*Given problem*. Find the lines holding "this" and copy them.

---------- Provided information ----------

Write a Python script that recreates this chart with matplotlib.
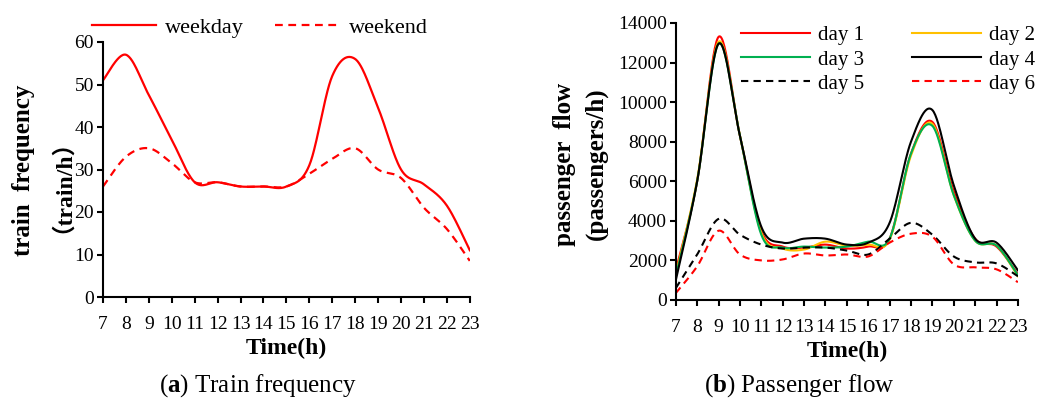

----------
---------- Provided information ----------

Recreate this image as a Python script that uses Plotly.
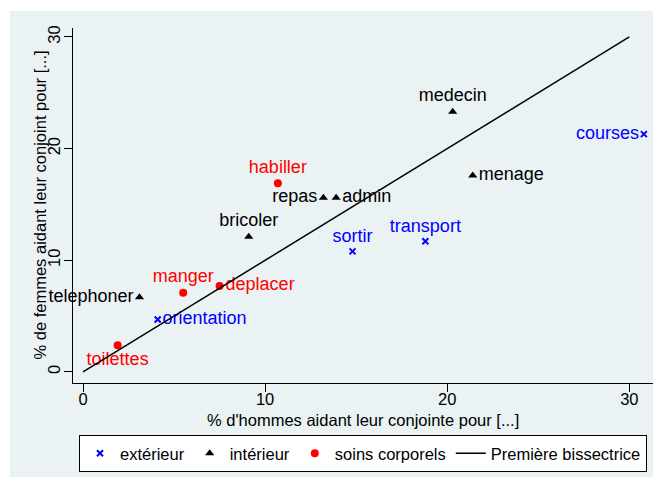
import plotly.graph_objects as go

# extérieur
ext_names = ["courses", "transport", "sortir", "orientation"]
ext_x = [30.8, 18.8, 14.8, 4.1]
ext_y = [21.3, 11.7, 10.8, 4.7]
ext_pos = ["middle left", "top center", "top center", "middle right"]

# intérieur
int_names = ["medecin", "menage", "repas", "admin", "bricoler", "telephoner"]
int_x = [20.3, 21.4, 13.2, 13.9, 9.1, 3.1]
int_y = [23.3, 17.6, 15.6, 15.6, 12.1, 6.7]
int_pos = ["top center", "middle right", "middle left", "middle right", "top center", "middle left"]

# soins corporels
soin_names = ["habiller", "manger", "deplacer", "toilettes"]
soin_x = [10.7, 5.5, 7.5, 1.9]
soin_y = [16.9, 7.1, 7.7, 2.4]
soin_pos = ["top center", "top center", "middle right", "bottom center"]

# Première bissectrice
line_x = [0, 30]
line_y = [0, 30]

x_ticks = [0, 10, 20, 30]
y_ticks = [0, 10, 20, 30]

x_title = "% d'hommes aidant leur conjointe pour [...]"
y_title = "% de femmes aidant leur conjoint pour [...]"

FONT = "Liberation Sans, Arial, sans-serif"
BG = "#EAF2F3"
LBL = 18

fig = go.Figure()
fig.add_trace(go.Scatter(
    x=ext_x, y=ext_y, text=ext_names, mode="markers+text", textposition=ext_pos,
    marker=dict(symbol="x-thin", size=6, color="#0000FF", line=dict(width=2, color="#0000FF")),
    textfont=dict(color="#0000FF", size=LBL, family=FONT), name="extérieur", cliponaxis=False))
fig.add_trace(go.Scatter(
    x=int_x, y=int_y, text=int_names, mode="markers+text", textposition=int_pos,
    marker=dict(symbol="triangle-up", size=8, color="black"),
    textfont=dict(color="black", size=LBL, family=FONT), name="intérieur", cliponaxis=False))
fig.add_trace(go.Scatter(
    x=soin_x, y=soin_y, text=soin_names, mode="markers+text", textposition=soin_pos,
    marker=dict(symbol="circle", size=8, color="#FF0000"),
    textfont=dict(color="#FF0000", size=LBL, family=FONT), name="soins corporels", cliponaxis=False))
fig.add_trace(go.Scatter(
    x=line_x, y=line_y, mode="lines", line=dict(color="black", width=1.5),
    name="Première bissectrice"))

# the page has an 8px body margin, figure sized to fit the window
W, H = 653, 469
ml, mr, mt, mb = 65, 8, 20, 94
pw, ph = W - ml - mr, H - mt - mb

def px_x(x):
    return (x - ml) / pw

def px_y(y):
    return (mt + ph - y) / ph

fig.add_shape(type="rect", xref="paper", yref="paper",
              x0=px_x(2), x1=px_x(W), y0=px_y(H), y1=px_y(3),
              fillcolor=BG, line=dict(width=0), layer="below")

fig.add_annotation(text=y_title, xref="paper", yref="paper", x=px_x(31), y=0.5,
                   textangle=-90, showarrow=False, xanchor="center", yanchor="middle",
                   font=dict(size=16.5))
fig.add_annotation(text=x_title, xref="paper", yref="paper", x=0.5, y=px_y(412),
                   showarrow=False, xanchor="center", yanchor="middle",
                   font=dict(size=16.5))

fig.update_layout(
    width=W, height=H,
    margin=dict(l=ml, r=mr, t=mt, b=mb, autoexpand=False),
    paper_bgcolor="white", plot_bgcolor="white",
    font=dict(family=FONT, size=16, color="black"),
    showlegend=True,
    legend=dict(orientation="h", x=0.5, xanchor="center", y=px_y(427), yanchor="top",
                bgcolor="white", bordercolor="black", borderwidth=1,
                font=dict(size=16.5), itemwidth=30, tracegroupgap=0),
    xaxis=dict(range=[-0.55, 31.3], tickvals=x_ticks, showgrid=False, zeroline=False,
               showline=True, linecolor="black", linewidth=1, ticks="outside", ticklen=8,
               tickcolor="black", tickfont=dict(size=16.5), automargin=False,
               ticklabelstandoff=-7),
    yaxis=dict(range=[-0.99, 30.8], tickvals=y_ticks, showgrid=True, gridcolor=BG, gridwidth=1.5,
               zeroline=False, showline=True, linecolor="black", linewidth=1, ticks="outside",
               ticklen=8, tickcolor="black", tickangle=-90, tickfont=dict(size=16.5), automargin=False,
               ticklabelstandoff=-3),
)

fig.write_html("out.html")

----------

*Task response*.
Write a Python script that recreates this chart with matplotlib.
Recreate this image as a Python script that uses Plotly.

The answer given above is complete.